I feel like it pulls into scope images that you may not want to be deleted (especially for the other non- keep-n-tagged modes)

I understand there are essentially 4 modes. 1) Remove all untagged and keep all tagged 2) Remove n untagged and keep all tagged 3) Remove all untagged an keep n tagged 4) Remove specific tags

In all options, I would expect that if partial-manifest-removal is on, packages that are partially broken would be removed in any case. Meaning: Even if they are listed as "excluded" or if there are 10 untagged items of which one is partially broken and we say keep 100, it would still reduce the number to 9. E.g., the "fixing" should supersede everything.

I was thinking first whether something that is "excluded" should also be excluded from partial-manifest-removal. However, if we clearly document that partial-manifest-removal takes priority over exclusion, then I think it's fine that partial-manifest-removal supersedes. If we were to give priority to exclusion over partial-manifest-removal, it would start getting tricky because of wildcard support. If somebody is not OK with exclusion being ignored for partial-manifest-removal, then I guess the user should not use partial-manifest-removal, but instead use the "validate" option and remove these items manually.

What do you think?

I am probably missing an important aspect that you have in mind, when cautioning that the partial-manifest-removal may conflict with the other modes. Could you elaborate please? Maybe we can brainstorm it out together :)

Cheers

rohanmars commented 5 months ago

I currently have coded that exclusion takes priority over everything, and it currently supports wildcards. I have a pre processing step that process all the tags for exclusion. I think that should stay that way, while ironically it's a cleanup action it should take a super cautious approach to deletion and cleanup.
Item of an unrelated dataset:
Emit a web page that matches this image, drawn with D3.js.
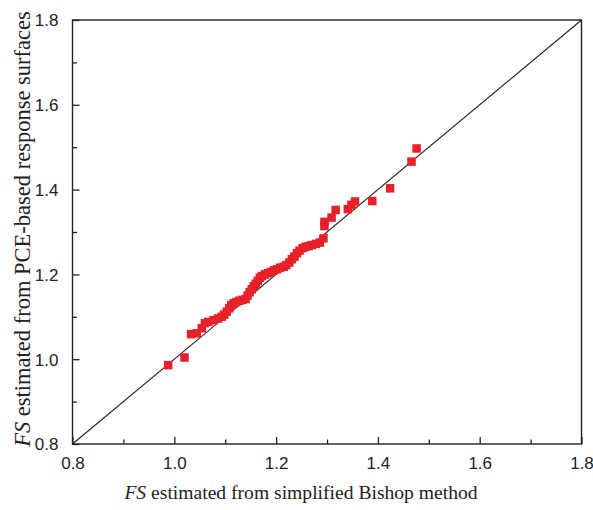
<!DOCTYPE html>
<html>
<head>
<meta charset="utf-8">
<script src="https://cdn.jsdelivr.net/npm/d3@7"></script>
<style>
  body { margin: 0; background: #fff; }
  .tick text { font-family: "Liberation Sans", Arial, sans-serif; font-size: 17px; fill: #222; }
  .axis-title { font-family: "Liberation Serif", "Times New Roman", serif; fill: #222; }
</style>
</head>
<body>
<script>
// FS from simplified Bishop method (x) vs PCE-based response surfaces (y)
const bishopFS = [0.988, 1.020, 1.033, 1.044, 1.054, 1.060, 1.067, 1.077, 1.086, 1.093,
  1.098, 1.103, 1.108, 1.112, 1.117, 1.122, 1.128, 1.134, 1.140, 1.144,
  1.148, 1.152, 1.156, 1.160, 1.164, 1.168, 1.172, 1.178, 1.184, 1.190,
  1.196, 1.202, 1.208, 1.215, 1.220, 1.226, 1.231, 1.236, 1.241, 1.246,
  1.252, 1.258, 1.264, 1.270, 1.278, 1.286, 1.293, 1.295, 1.295, 1.309,
  1.317, 1.341, 1.348, 1.355, 1.389, 1.424, 1.466, 1.476];
const pceFS = [0.986, 1.004, 1.059, 1.061, 1.073, 1.085, 1.088, 1.092, 1.096, 1.100,
  1.105, 1.112, 1.120, 1.128, 1.132, 1.135, 1.138, 1.140, 1.142, 1.150,
  1.158, 1.165, 1.172, 1.178, 1.185, 1.192, 1.196, 1.200, 1.203, 1.206,
  1.210, 1.212, 1.216, 1.218, 1.222, 1.228, 1.236, 1.242, 1.250, 1.256,
  1.262, 1.265, 1.267, 1.269, 1.272, 1.275, 1.285, 1.314, 1.324, 1.334,
  1.352, 1.354, 1.364, 1.372, 1.373, 1.403, 1.466, 1.497];
const majorTicks = [0.8, 1.0, 1.2, 1.4, 1.6, 1.8];
const minorTicks = [0.9, 1.1, 1.3, 1.5, 1.7];

const W = 593, H = 510;
const margin = { top: 20, right: 11.5, bottom: 66, left: 72.5 };
const width = W - margin.left - margin.right;
const height = H - margin.top - margin.bottom;

const svg = d3.select('body').append('svg')
  .attr('width', W).attr('height', H);
const g = svg.append('g')
  .attr('transform', `translate(${margin.left},${margin.top})`);

const x = d3.scaleLinear().domain([0.8, 1.8]).range([0, width]);
const y = d3.scaleLinear().domain([0.8, 1.8]).range([height, 0]);

// minor ticks
g.append('g').attr('transform', `translate(0,${height})`)
  .call(d3.axisBottom(x).tickValues(minorTicks).tickSize(-4.5).tickFormat(''))
  .call(s => s.select('.domain').remove());
g.append('g')
  .call(d3.axisLeft(y).tickValues(minorTicks).tickSize(-4.5).tickFormat(''))
  .call(s => s.select('.domain').remove());

// major ticks with labels
g.append('g').attr('transform', `translate(0,${height})`)
  .call(d3.axisBottom(x).tickValues(majorTicks).tickSize(-7).tickPadding(13).tickFormat(d3.format('.1f')))
  .call(s => s.select('.domain').remove());
g.append('g')
  .call(d3.axisLeft(y).tickValues(majorTicks).tickSize(-7).tickPadding(14).tickFormat(d3.format('.1f')))
  .call(s => s.select('.domain').remove())
  .selectAll('text').attr('dy', '0.35em');

g.selectAll('.tick line').attr('stroke', '#222').attr('stroke-width', 1.3);

// frame
g.append('rect').attr('width', width).attr('height', height)
  .attr('fill', 'none').attr('stroke', '#222').attr('stroke-width', 1.4);

// 1:1 line
g.append('line')
  .attr('x1', x(0.8)).attr('y1', y(0.8))
  .attr('x2', x(1.8)).attr('y2', y(1.8))
  .attr('stroke', '#222').attr('stroke-width', 1.1);

// points
const sz = 8.5;
g.selectAll('.pt').data(bishopFS).enter().append('rect')
  .attr('class', 'pt')
  .attr('x', d => x(d) - sz / 2)
  .attr('y', (d, i) => y(pceFS[i]) - sz / 2)
  .attr('width', sz).attr('height', sz)
  .attr('fill', '#e8202a');

// axis titles
const xt = svg.append('text').attr('class', 'axis-title')
  .attr('font-size', '19.6px')
  .attr('x', 301).attr('y', 499).attr('text-anchor', 'middle');
xt.append('tspan').attr('font-style', 'italic').text('FS');
xt.append('tspan').text(' estimated from simplified Bishop method');

const yt = svg.append('text').attr('class', 'axis-title')
  .attr('font-size', '22.5px')
  .attr('transform', `translate(30,229) rotate(-90)`)
  .attr('text-anchor', 'middle');
yt.append('tspan').attr('font-style', 'italic').text('FS');
yt.append('tspan').text(' estimated from PCE-based response surfaces');
</script>
</body>
</html>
Your point about partial-manifest-removal in all cases for the other modes is where it gets tricky. As from a user perspective it kind of implies including into scope all images as you point out. But the untagged and tags modes currently leave all out of scope images alone. So it might lead to more user error unless there is more general approach about deleting.

I would propose changing the partial-manifest-removal to a delete-partial-manifests. I was thinking yesterday that there may be a number of delete- options which are additive. Like delete-older-then, delete-downloads-less-then and delete-partial-manifests, which get processed before the keep and tags modes. In this setup strangely mode 1 is really an explicit delete-untagged option, might might be default option.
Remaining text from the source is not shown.